>>>

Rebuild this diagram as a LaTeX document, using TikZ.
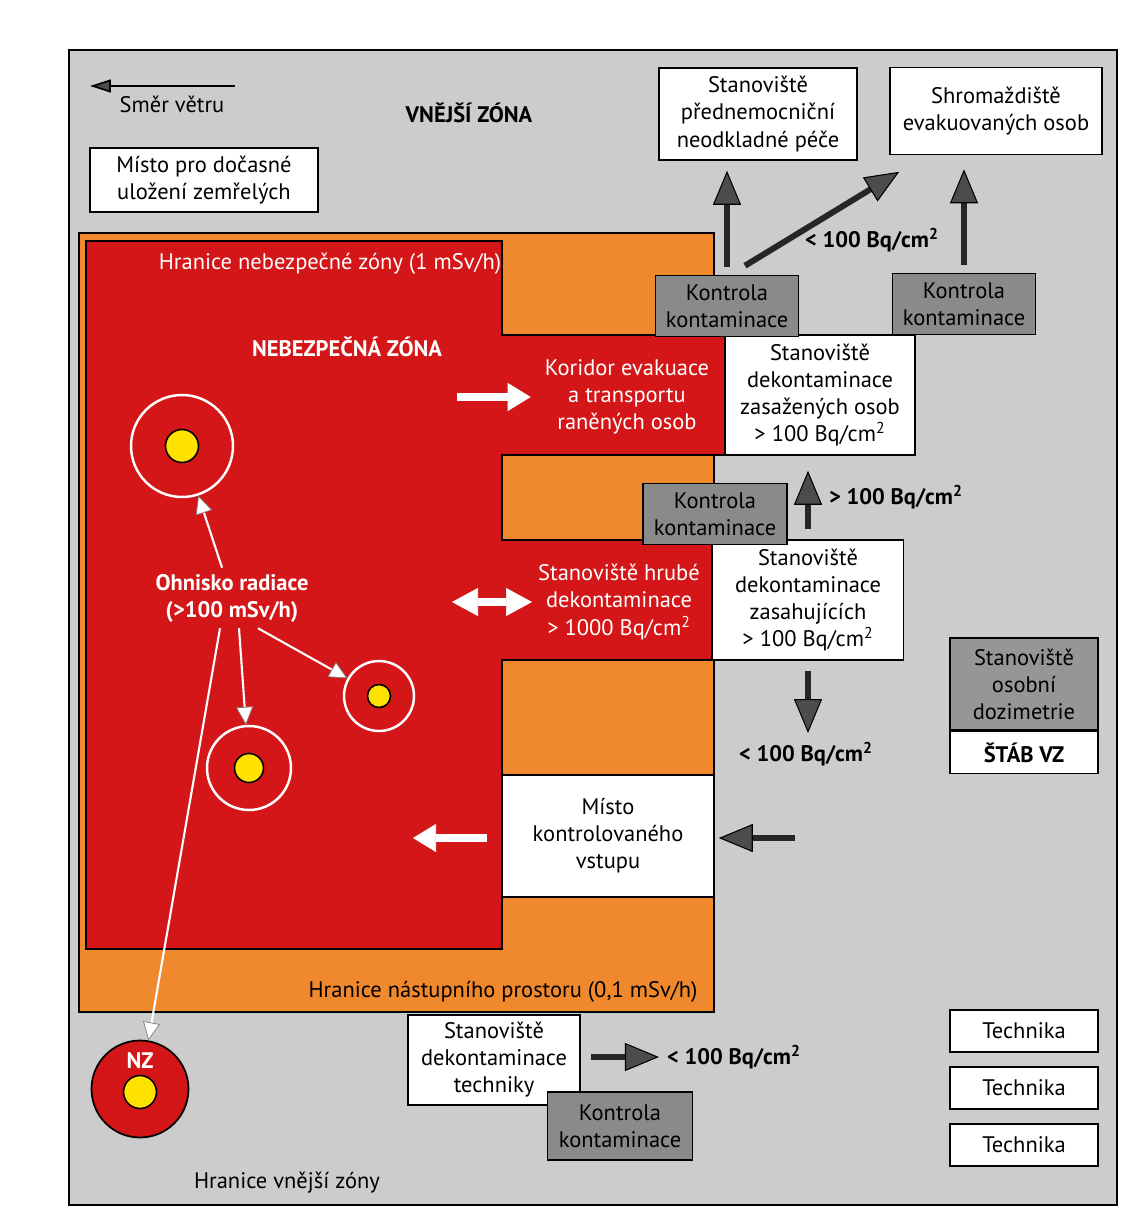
\documentclass[tikz,border=0pt]{standalone}
\usepackage{fontspec}
\setmainfont{PT Sans}
\usetikzlibrary{arrows.meta}

\definecolor{zonered}{RGB}{212,22,24}
\definecolor{zoneorange}{RGB}{240,136,46}
\definecolor{zonegrey}{RGB}{204,204,204}
\definecolor{kkgrey}{RGB}{138,138,138}
\definecolor{dozgrey}{RGB}{150,150,150}
\definecolor{zdrojyellow}{RGB}{255,226,0}

\tikzset{
	txt/.style={font=\fontsize{12.8}{15.4}\selectfont},
	tucne/.style={font=\fontsize{12.8}{15.4}\selectfont\bfseries},
	box/.style={draw=black, fill=white, line width=0.9pt, align=center, inner sep=0pt},
	kontrola/.style={box, fill=kkgrey, minimum width=2.86cm, minimum height=1.22cm},
	kruh/.style={circle, draw=white, line width=1.4pt, inner sep=0pt},
	zdroj/.style={circle, draw=black, fill=zdrojyellow, line width=0.9pt, inner sep=0pt},
	tmava/.style={line width=3.4pt, draw=black!85,
		-{Triangle[width=0.56cm, length=0.68cm, line width=0.6pt, fill=black!70, color=black]}},
	bila/.style={line width=4.4pt, draw=white,
		-{Triangle[width=0.56cm, length=0.46cm, line width=0.4pt, fill=white, color=white]}},
	tenka/.style={line width=1.2pt, draw=white,
		-{Triangle[width=0.34cm, length=0.36cm, line width=0.4pt, fill=white, color=gray]}},
}

\begin{document}
\begin{tikzpicture}[x=0.02cm, y=-0.02cm, every node/.style={txt}]
	% page and outer zone
	\useasboundingbox (0,0) rectangle (1135,1213);
	\fill[white] (0,0) rectangle (1135,1213);
	\draw[line width=1.2pt, fill=zonegrey] (69,50) rectangle (1117,1205);
	% nastupni prostor
	\draw[line width=0.8pt, fill=zoneorange] (79,233) rectangle (714,1012);
	% nebezpecna zona
	\draw[line width=0.8pt, fill=zonered] (86,241) -- (502,241) -- (502,335) -- (725,335)
		-- (725,455) -- (502,455) -- (502,540) -- (712,540) -- (712,660) -- (502,660)
		-- (502,949) -- (86,949) -- cycle;

	% outer zone texts
	\coordinate (vitrA) at (235,86);
	\coordinate (vitrB) at (90,86);
	\draw[line width=1pt, -{Triangle[width=0.26cm, length=0.42cm, fill=black!70]}] (vitrA) -- (vitrB);
	\node (smer) at (172,104) {Směr větru};
	\node[tucne] (vnejsi) at (469,113) {VNĚJŠÍ ZÓNA};
	\node[box, minimum width=4.56cm, minimum height=1.28cm] (zemreli) at (204,180) {Místo pro dočasné\\uložení zemřelých};
	\node (hranVZ) at (287,1183) {Hranice vnější zóny};

	% zone texts
	\node[text=white] (hranNZ) at (330,264) {Hranice nebezpečné zóny (1 mSv/h)};
	\node[tucne, text=white] (nebezp) at (347,347) {NEBEZPEČNÁ ZÓNA};
	\node (hranNP) at (503,992) {Hranice nástupního prostoru (0,1 mSv/h)};
	\node[text=white, align=center] (koridor) at (627,397) {Koridor evakuace\\a transportu\\raněných osob};
	\node[text=white, align=center] (hrube) at (619,602) {Stanoviště hrubé\\dekontaminace\\> 1000 Bq/cm\textsuperscript{2}};

	% ohniska radiace
	\node[tucne, text=white, align=center] (ohnisko) at (232,598) {Ohnisko radiace\\(>100 mSv/h)};
	\node[kruh, minimum size=2.04cm] (o1) at (182,446) {};
	\node[zdroj, minimum size=0.66cm] at (o1) {};
	\node[kruh, minimum size=1.4cm] (o2) at (379,696) {};
	\node[zdroj, minimum size=0.46cm] at (o2) {};
	\node[kruh, minimum size=1.68cm] (o3) at (249,768) {};
	\node[zdroj, minimum size=0.58cm] at (o3) {};
	\node[circle, draw=black, fill=zonered, line width=1pt, minimum size=1.94cm] (nzkruh) at (140,1089) {};
	\node[zdroj, minimum size=0.66cm] at (140,1092) {};
	\node[tucne, text=white] (nzlabel) at (140,1061) {NZ};
	\draw[tenka] (ohnisko) -- (o1);
	\draw[tenka] ([xshift=0.14cm]ohnisko.south) -- (o3);
	\draw[tenka] ([xshift=0.52cm]ohnisko.south) -- (o2);
	\draw[tenka] ([xshift=-0.24cm]ohnisko.south) -- (nzkruh);

	% stanoviste
	\node[box, minimum width=3.96cm, minimum height=1.84cm] (pece) at (758,114) {Stanoviště\\přednemocniční\\neodkladné péče};
	\node[box, minimum width=4.24cm, minimum height=1.74cm] (shrom) at (996,111) {Shromaždiště\\evakuovaných osob};
	\node[box, minimum width=3.8cm, minimum height=2.4cm] (zasazenych) at (820,395) {Stanoviště\\dekontaminace\\zasažených osob\\> 100 Bq/cm\textsuperscript{2}};
	\node[box, minimum width=3.82cm, minimum height=2.4cm] (zasahujicich) at (808,600) {Stanoviště\\dekontaminace\\zasahujících\\> 100 Bq/cm\textsuperscript{2}};
	\node[box, minimum width=4.24cm, minimum height=2.44cm] (vstup) at (608,836) {Místo\\kontrolovaného\\vstupu};
	\node[box, minimum width=3.44cm, minimum height=1.8cm] (techbox) at (494,1060) {Stanoviště\\dekontaminace\\techniky};
	\node[box, fill=dozgrey, minimum width=2.96cm, minimum height=1.84cm] (dozimetrie) at (1024,684) {Stanoviště\\osobní\\dozimetrie};
	\node[box, tucne, anchor=north, minimum width=2.96cm, minimum height=0.84cm] (stab) at (dozimetrie.south) {ŠTÁB VZ};
	\node[box, minimum width=2.96cm, minimum height=0.84cm] (tech1) at (1024,1031) {Technika};
	\node[box, minimum width=2.96cm, minimum height=0.84cm] (tech2) at (1024,1088) {Technika};
	\node[box, minimum width=2.96cm, minimum height=0.84cm] (tech3) at (1024,1145) {Technika};

	% kontrola kontaminace
	\node[kontrola] (kk1) at (727,306) {Kontrola\\kontaminace};
	\node[kontrola] (kk2) at (964,304) {Kontrola\\kontaminace};
	\node[kontrola, minimum width=2.88cm] (kk3) at (715,514) {Kontrola\\kontaminace};
	\node[kontrola, minimum width=2.9cm, minimum height=1.36cm] (kk4) at (620,1126) {Kontrola\\kontaminace};

	% values
	\node[tucne] (lab1) at (872,240) {< 100 Bq/cm\textsuperscript{2}};
	\node[tucne] (lab2) at (896,497) {> 100 Bq/cm\textsuperscript{2}};
	\node[tucne] (lab3) at (806,754) {< 100 Bq/cm\textsuperscript{2}};
	\node[tucne] (lab4) at (734,1057) {< 100 Bq/cm\textsuperscript{2}};

	% dark arrows
	\draw[tmava, shorten <=0.16cm, shorten >=0.2cm] (kk1.north) -- (kk1.north |- pece.south);
	\draw[tmava] ([xshift=0.36cm, yshift=0.18cm]kk1.north) -- ([xshift=0.2cm, yshift=-0.33cm]shrom.south west);
	\draw[tmava, shorten <=0.16cm, shorten >=0.28cm] (kk2.north) -- (kk2.north |- shrom.south);
	\draw[tmava, shorten <=0.2cm, shorten >=0.3cm] (zasahujicich.north) -- (zasahujicich.north |- zasazenych.south);
	\draw[tmava, shorten <=0.2cm, shorten >=0.06cm] (zasahujicich.south) -- (zasahujicich.south |- lab3.north);
	\coordinate (vstupR) at (795,838);
	\draw[tmava, shorten >=0.08cm] (vstupR) -- (vstup.east |- vstupR);
	\draw[tmava, shorten <=0.2cm, shorten >=0.04cm] (techbox.east |- lab4) -- (lab4.west);

	% white arrows
	\coordinate (korA) at (457,397);
	\draw[bila, shorten >=0.16cm] (korA) -- (koridor.west);
	\coordinate (hrubA) at (452,602);
	\draw[bila, {Triangle[width=0.56cm, length=0.52cm, line width=0.4pt, fill=white, color=white]}-{Triangle[width=0.56cm, length=0.52cm, line width=0.4pt, fill=white, color=white]}] (hrubA) -- (hrube.west);
	\coordinate (vstupL) at (413,838);
	\draw[bila, shorten <=0.28cm] (vstup.west |- vstupL) -- (vstupL);
\end{tikzpicture}
\end{document}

<<<

■ Stated goal: Write out the lines from the start of the material to the line with "-- (502,949) -- (86,949) -- cycle;", inclusive and exactly. Skip the pictures.

■ Finished exercise:
Rebuild this diagram as a LaTeX document, using TikZ.
\documentclass[tikz,border=0pt]{standalone}
\usepackage{fontspec}
\setmainfont{PT Sans}
\usetikzlibrary{arrows.meta}

\definecolor{zonered}{RGB}{212,22,24}
\definecolor{zoneorange}{RGB}{240,136,46}
\definecolor{zonegrey}{RGB}{204,204,204}
\definecolor{kkgrey}{RGB}{138,138,138}
\definecolor{dozgrey}{RGB}{150,150,150}
\definecolor{zdrojyellow}{RGB}{255,226,0}

\tikzset{
	txt/.style={font=\fontsize{12.8}{15.4}\selectfont},
	tucne/.style={font=\fontsize{12.8}{15.4}\selectfont\bfseries},
	box/.style={draw=black, fill=white, line width=0.9pt, align=center, inner sep=0pt},
	kontrola/.style={box, fill=kkgrey, minimum width=2.86cm, minimum height=1.22cm},
	kruh/.style={circle, draw=white, line width=1.4pt, inner sep=0pt},
	zdroj/.style={circle, draw=black, fill=zdrojyellow, line width=0.9pt, inner sep=0pt},
	tmava/.style={line width=3.4pt, draw=black!85,
		-{Triangle[width=0.56cm, length=0.68cm, line width=0.6pt, fill=black!70, color=black]}},
	bila/.style={line width=4.4pt, draw=white,
		-{Triangle[width=0.56cm, length=0.46cm, line width=0.4pt, fill=white, color=white]}},
	tenka/.style={line width=1.2pt, draw=white,
		-{Triangle[width=0.34cm, length=0.36cm, line width=0.4pt, fill=white, color=gray]}},
}

\begin{document}
\begin{tikzpicture}[x=0.02cm, y=-0.02cm, every node/.style={txt}]
	% page and outer zone
	\useasboundingbox (0,0) rectangle (1135,1213);
	\fill[white] (0,0) rectangle (1135,1213);
	\draw[line width=1.2pt, fill=zonegrey] (69,50) rectangle (1117,1205);
	% nastupni prostor
	\draw[line width=0.8pt, fill=zoneorange] (79,233) rectangle (714,1012);
	% nebezpecna zona
	\draw[line width=0.8pt, fill=zonered] (86,241) -- (502,241) -- (502,335) -- (725,335)
		-- (725,455) -- (502,455) -- (502,540) -- (712,540) -- (712,660) -- (502,660)
		-- (502,949) -- (86,949) -- cycle;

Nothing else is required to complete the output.